The major objectives of this project were to develop and deploy forecasting tools for canola growth stages, sclerotinia stem rot risk, and canola yield. There is a strong association between Sclerotinia stem rot (SSR) incidence and weather conditions during and close to the canola flowering period. The success of developing a sclerotinia stem rot forecasting system relies on the ability to precisely predict the canola flowering stage. In addition, there is a linkage between growth stages and insect damage on crops. Although studies have been conducted to understand the relationships between weather variables and canola growth and development as well as SSR incidence, precise models to predict growth stages and SSR are not available to canola growers in western Canada. Agriculture and Agri-Food Canada developed a yield forecasting model for canola at the regional level. The integration of a growth stage prediction tool will help to refine the yield forecasting model. 
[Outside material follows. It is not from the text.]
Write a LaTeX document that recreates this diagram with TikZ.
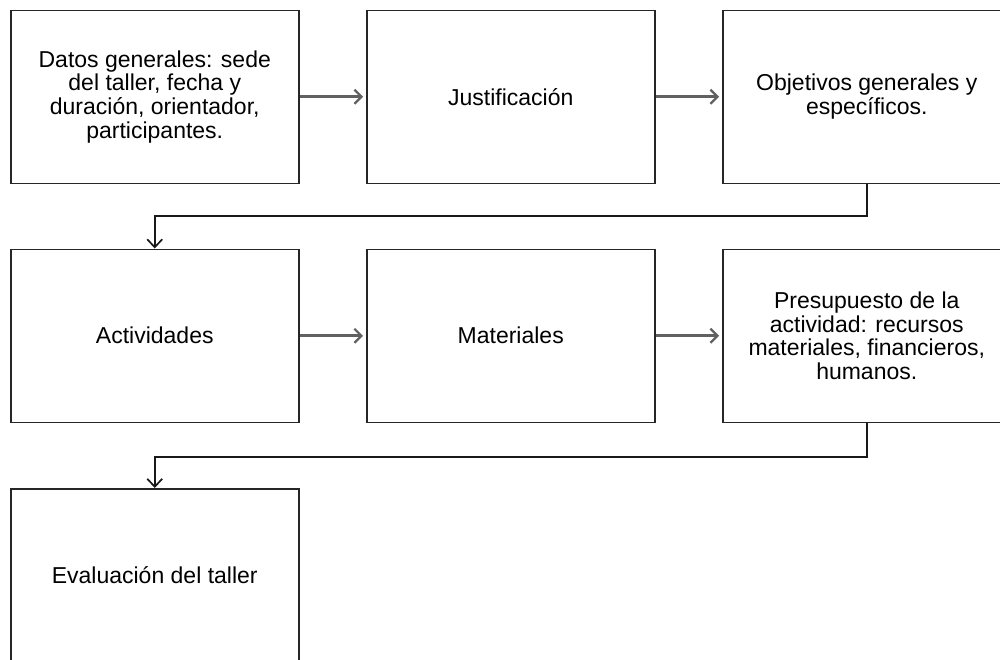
\documentclass[tikz,border=0pt]{standalone}
\usepackage{fontspec}
\setmainfont{Liberation Sans}
\usetikzlibrary{arrows.meta}
\begin{document}
\begin{tikzpicture}[x=1pt,y=-1pt,
  box/.style={draw=black!85,line width=1.5pt,minimum width=288pt,minimum height=173pt,
    inner sep=0pt,align=center,font=\fontsize{23}{23.7}\selectfont,text=black,anchor=north west},
  flow/.style={draw=black!62,line width=2.6pt,shorten >=3pt,
    -{Straight Barb[length=7pt,width=14pt,line width=2.2pt]}},
  elbow/.style={draw=black!90,line width=1.5pt,
    -{Straight Barb[length=8pt,width=15pt,line width=1.7pt]}}]
\useasboundingbox (0,0) rectangle (1000,659);
\clip (0,0) rectangle (1000,659);
\node[box] (n1) at (10,9.5) {Datos generales: sede\\del taller, fecha y\\duración, orientador,\\participantes.};
\node[box] (n2) at (366,9.5) {Justificación};
\node[box] (n3) at (722,9.5) {Objetivos generales y\\específicos.};
\node[box] (n4) at (10,248.5) {Actividades};
\node[box] (n5) at (366,248.5) {Materiales};
\node[box] (n6) at (722,248.5) {Presupuesto de la\\actividad: recursos\\materiales, financieros,\\humanos.};
\node[box] (n7) at (10,488) {Evaluación del taller};
\draw[flow] (n1.east) -- (n2.west);
\draw[flow] (n2.east) -- (n3.west);
\draw[flow] (n4.east) -- (n5.west);
\draw[flow] (n5.east) -- (n6.west);
\draw[elbow] (n3.south) -- ++(0,32) -| (n4.north);
\draw[elbow] (n6.south) -- ++(0,34) -| (n7.north);
\end{tikzpicture}
\end{document}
The results of the study led to the development of a ‘web-based’ tool using an environmental-plant phenotype model that provides producers with decision support to apply or forego fungicide application. This is important for grower profitability, reduced production risk, and environmental sustainability. It validates and builds upon the Canola Council of Canada “Sclerotinia Checklist” for fungicide application timing. Also, the physiological days (P-days) to predict the growth stages of a developing canola crop showed to be more consistent than the GDD (growing degree days). Having a specific model like this to follow for fungicide timing will allow producers to apply fungicide (if needed) at the best possible time, especially if combined with spore levels in a specific field.